L'Humanité (édition du 3 févrer 2005)

Article de l'édition originale scanné en deux parties: titre avec photo, et texte

L’ordinateur irrésistible Histoire (lien vers le site du journal).

par Marie-José Durand-Richard (*)

La notion de quantité d’information fonde l’expansion du numérique au XXe siècle. Mais peut-on calculer la liberté humaine ?

Le Zéro et le un - Histoire de la notion scientifique d’information au XXe siècle, de Jérôme Segal, préface d’Antoine Danchin. Éditions Syllepse, 2004. 900 pages, 45 euros.

Les discours médiatiques sur « la révolution informationnelle » insistent sur le rôle essentiel de l’information et de la communication dans les sociétés modernes. Effet de mode ou mutation profonde de nos représentations ? L’envahissement du numérique est tellement flagrant qu’il est difficile d’acquérir le recul indispensable pour évaluer l’ampleur de ces transformations. Jérôme Segal, historien des sciences à l’IUFM de Paris et à l’École normale, nous en donne ici les moyens, et nous guide dans les linéaments du travail scientifique, avec les questionnements qu’il fait naître et dont il se nourrit. Son ouvrage allie concision technique et clarté du propos. Il délaisse la traditionnelle liste des « génies » pour intégrer les acteurs à une histoire contextuelle qu’il situe entre l’histoire des idées et l’histoire des institutions. Et une bibliographie impressionnante nous invite à poursuivre l’enquête.
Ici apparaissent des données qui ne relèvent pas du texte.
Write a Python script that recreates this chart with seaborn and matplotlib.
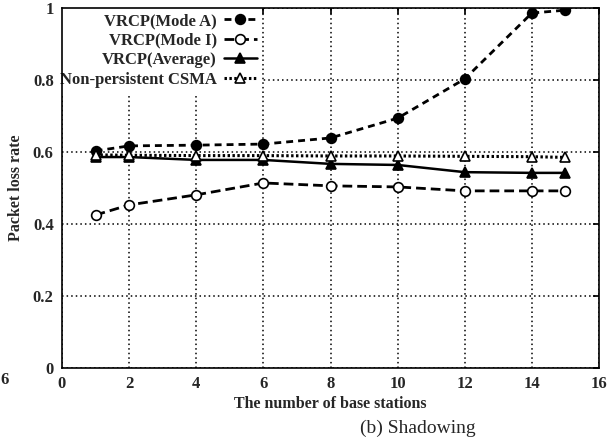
import matplotlib
matplotlib.use("Agg")
import matplotlib.pyplot as plt
import seaborn as sns
import pandas as pd

stations = [1, 2, 4, 6, 8, 10, 12, 14, 15]
mode_a = [0.603, 0.617, 0.619, 0.622, 0.639, 0.694, 0.803, 0.986, 0.994]
mode_i = [0.425, 0.453, 0.481, 0.514, 0.506, 0.503, 0.492, 0.492, 0.492]
average = [0.586, 0.586, 0.578, 0.578, 0.567, 0.564, 0.544, 0.542, 0.542]
csma = [0.592, 0.591, 0.590, 0.590, 0.589, 0.589, 0.588, 0.587, 0.585]
series_names = ["VRCP(Mode A)", "VRCP(Mode I)", "VRCP(Average)", "Non-persistent CSMA"]
xticks = [0, 2, 4, 6, 8, 10, 12, 14, 16]
yticks = [0, 0.2, 0.4, 0.6, 0.8, 1]

sns.set_theme(style="white")
plt.rcParams['font.family'] = ['Liberation Serif', 'DejaVu Serif']

df = pd.DataFrame({"x": stations * 4,
                   "y": mode_a + mode_i + average + csma,
                   "s": sum([[n] * len(stations) for n in series_names], [])})

fig = plt.figure(figsize=(6.16, 4.43), dpi=100)
ax = fig.add_axes([62/616, 1 - 368/443, (599-62)/616, (368-8)/443])

styles = {
    series_names[0]: dict(ls=(0, (2.5, 1.8)), marker='o', mfc='black', ms=7, lw=2.0),
    series_names[1]: dict(ls=(0, (3.5, 1.8)), marker='o', mfc='white', ms=7, lw=2.0),
    series_names[2]: dict(ls='-', marker='^', mfc='black', ms=7, lw=1.8),
    series_names[3]: dict(ls=(0, (0.8, 0.8)), marker='^', mfc='white', ms=6.5, lw=2.2),
}
for name in series_names:
    sub = df[df.s == name]
    st = styles[name]
    sns.lineplot(data=sub, x="x", y="y", ax=ax, color='black', label=name,
                 linestyle=st['ls'], linewidth=st['lw'], marker=st['marker'],
                 markerfacecolor=st['mfc'], markeredgecolor='black',
                 markersize=st['ms'], markeredgewidth=1.2)

ax.set_xlim(0, 16)
ax.set_ylim(0, 1)
ax.set_xticks(xticks)
ax.set_yticks(yticks)
ax.set_xticklabels([str(t) for t in xticks], fontweight='bold', fontsize=12)
ax.set_yticklabels(["0", "0.2", "0.4", "0.6", "0.8", "1"], fontweight='bold', fontsize=12)
ax.grid(True, color='black', linestyle=(0, (1, 2)), linewidth=1.1)
ax.tick_params(direction='in', length=4, top=True, right=True, color='black', pad=6)
for sp in ax.spines.values():
    sp.set_color('black')
    sp.set_linewidth(1.2)
ax.set_xlabel("The number of base stations", fontweight='bold', fontsize=11.5, labelpad=3)
ax.set_ylabel("Packet loss rate", fontweight='bold', fontsize=11.5, labelpad=6)

leg = ax.legend(loc='upper right', bbox_to_anchor=((262-62)/537, 1.0), frameon=True,
                facecolor='white', edgecolor='none', framealpha=1.0, fancybox=False,
                markerfirst=False, handlelength=2.0,
                prop={'weight': 'bold', 'size': 12}, labelspacing=0.22,
                handletextpad=0.4, borderaxespad=0.0, borderpad=0.3)
leg.set_zorder(2.4)

fig.text(418/616, 1 - 428/443, "(b) Shadowing", ha='center', va='center', fontsize=14)
fig.text(5/616, 1 - 380/443, "6", ha='center', va='center', fontsize=12, fontweight='bold')

fig.savefig("out.png", dpi=100)
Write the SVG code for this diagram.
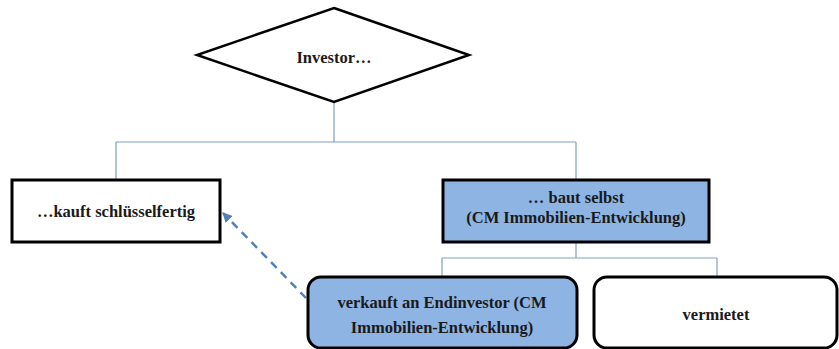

La notion de « quantité d’information » signe une rencontre capitale entre la théorie des probabilités et d’autres domaines alors disparates : physique des gaz, génétique des populations, télécommunications, cryptologie. Mais, ne s’attachant qu’à la qualité technique de la transmission, elle ne s’intéresse plus au contenu des messages, et perd toute dimension sémantique : une mutation d’autant plus frappante que nous la vivons au présent. L’histoire regorge pourtant de cas où le renforcement de l’efficacité des sciences s’accompagne d’un renoncement aux ambitions du « pourquoi ? ».

Le renoncement à la signification de l’information soulève ici des réticences d’autant plus vives qu’elle touche à la caractérisation de l’humain comme « être pensant ». L’analyse comparatiste de Jérôme Segal permet d’appréhender tous les enjeux de cette mutation, aussi bien sur les terrains conceptuel et institutionnel que social et politique.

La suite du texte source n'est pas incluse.